Alright, I think I got it.... So I'm going to multiply through by x and y on both sides to get: $y(x ^{2}-1)=x(y ^{2}-1)$ I'll distribute x and y now: $x ^{2}y-y = y ^{2}x-x$Ill move the lone x and the lone y to opposite sides: $x ^{2}y+x=y ^{2}x+y$Now I'll factor out an x on the left and a y on the right: $x(xy+1)=y(xy+1)$Divide both sides by (xy+1) and x = y

2. PhoenixFire

Yes! That works!
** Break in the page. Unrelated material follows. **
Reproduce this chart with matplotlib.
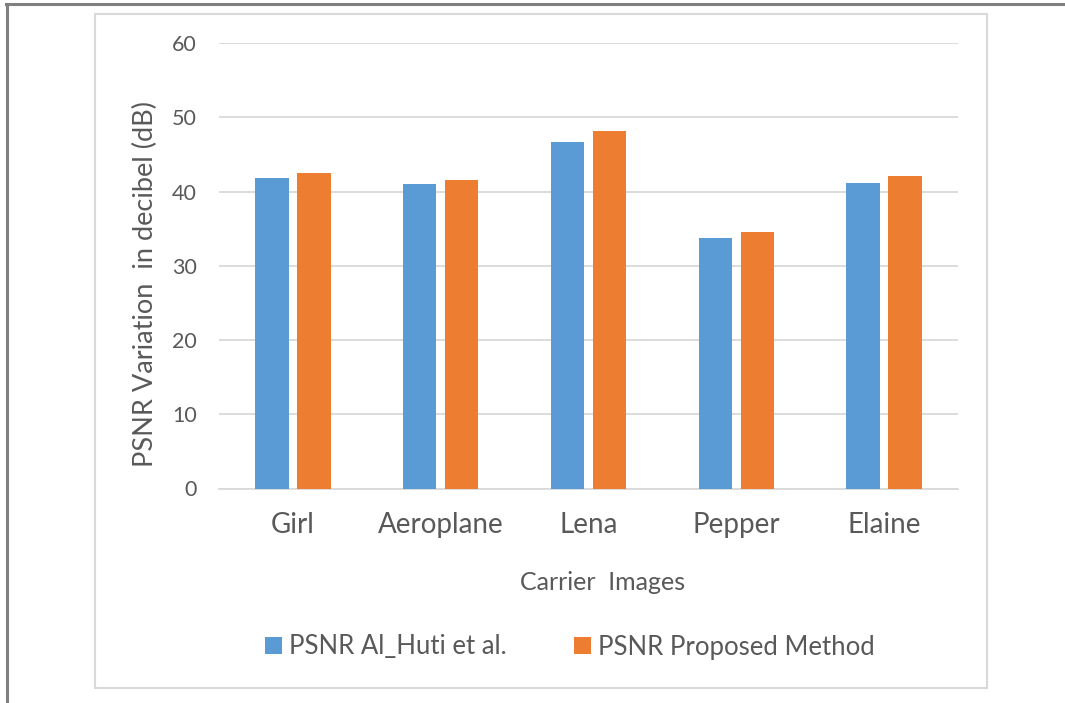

But now I have another problem... ${x+\frac{1}{x}}={y+\frac{1}{y}}$ This is supposed to result in two values for x... but I apply the same method and you still get $$x=y$$ Sure you can just $x(xy-1)-y(xy-1)=>(x-y)(xy-1)=0$ Therefore, $$x=y$$ and $$x=\frac{1}{y}$$ So now why could I not have done that with the first one?

3. PhoenixFire

I guess I should tell you what I'm actually trying to do... I'm supposed to prove that $f(x)=\frac{1}{2}(x+\frac{1}{x})$ is NOT 1-to-1 and then $f(x)=\frac{1}{2}(x-\frac{1}{x})$ IS 1-to-1 to do this I'm using $$f(x)=f(y) => x=y$$ will prove it is 1-to-1

4. Psymon

and yet theyre basically reverse graphs O.o

5. PhoenixFire

Ahhh this is why For all $$x \in (0 \rightarrow \infty)$$

6. Psymon

So is that pretty much all thats needed then? Or do you still have to go through the same process?

7. PhoenixFire

and for one it would give $$x=y$$ and $$x=-\frac{1}{y}$$ which is not in the domain and therefore ignored. Success! Thank you!

8. Psymon

Lol, hey, glad you got it xDD

9. PhoenixFire

Note to self: Pay attention to all the information in the question.

10. Psymon

Lol. We still do silly mistakes in our work like that x_x Good luck ^_^